A turn-of-the-century football player for Tottenham Hotspur and Northampton Town, Walter Tull was Britain's first black outfield professional footballer (coming after goalkeeper Arthur Wharton) and, later, its first black army officer.

Tull - whose grandfather had experienced slavery in Barbados - was born in Folkestone, England, in 1888. Both parents died within ten years of his birth and he was taken, along with his brother Edward, to an orphanage in Bethnal Green, London.

He played amateur football for Clapton and in 1908 was signed by Tottenham Hotspur. Things looked bright, but in 1909 during a match at Bristol City he experienced racial abuse so traumatic it affected him for the rest of his short time at Tottenham. He played only three games in the following season and was signed by lower-division Northampton Town in the season after that. There he became the club's star player, making a total of 110 appearances. In 1914 he was about to sign for high-profile Glasgow Rangers when war was declared.

He enlisted in the British army and by 1916 he had fought in the first battle of the Somme and been made a sergeant. In this year he was invalided home with trench fever, but on leaving hospital he went to officer cadet training school. That he was allowed to do this, despite the official ban on black men becoming officers, is a testament to his excellence as a soldier.

In 1917 he was dispatched to the Italian front as a second lieutenant and the following year returned to France to fight in the second battle of the Somme. On March 25 he was killed in no-man's land near Fevreuil. His men risked heavy machine gun fire in an effort to retrieve his body.
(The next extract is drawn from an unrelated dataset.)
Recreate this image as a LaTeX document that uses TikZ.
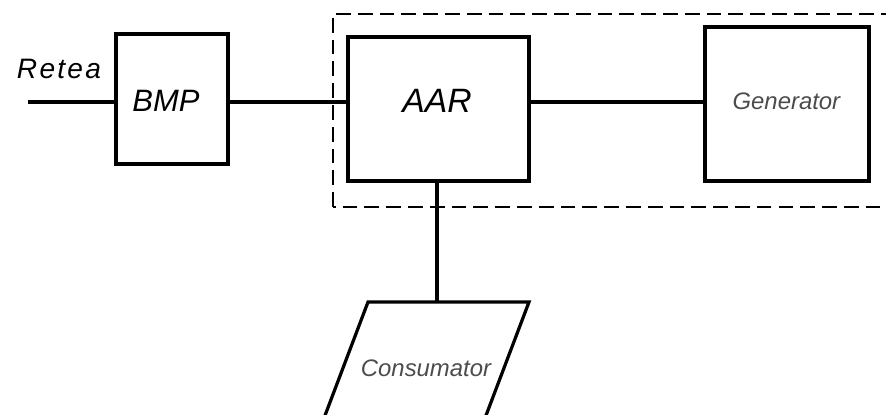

Tull was fairly well-known in his day but was gradually forgotten after the war. Interest in him was renewed in the mid-1990s, with radio talks, articles in journals, and eventually a Walter Tull Memorial and Garden of Rest created outside Northampton Town's Sixfields Stadium. Among those who paid tribute to the man were newsreader Trevor McDonald and MP Bernie Grant.

The memorial at Northampton reads:

"Through his actions, WDJ Tull ridiculed the barriers of ignorance that tried to deny people of colour equality with their contemporaries. His life stands as a testament to a determination to confront those people and those obstacles who sought to diminish him and the world in which he lived. It reveals a man, though rendered breathless in his prime, whose strong heart still beats loudly. This memorial marks an area of reflective space as a Garden of Rememberance."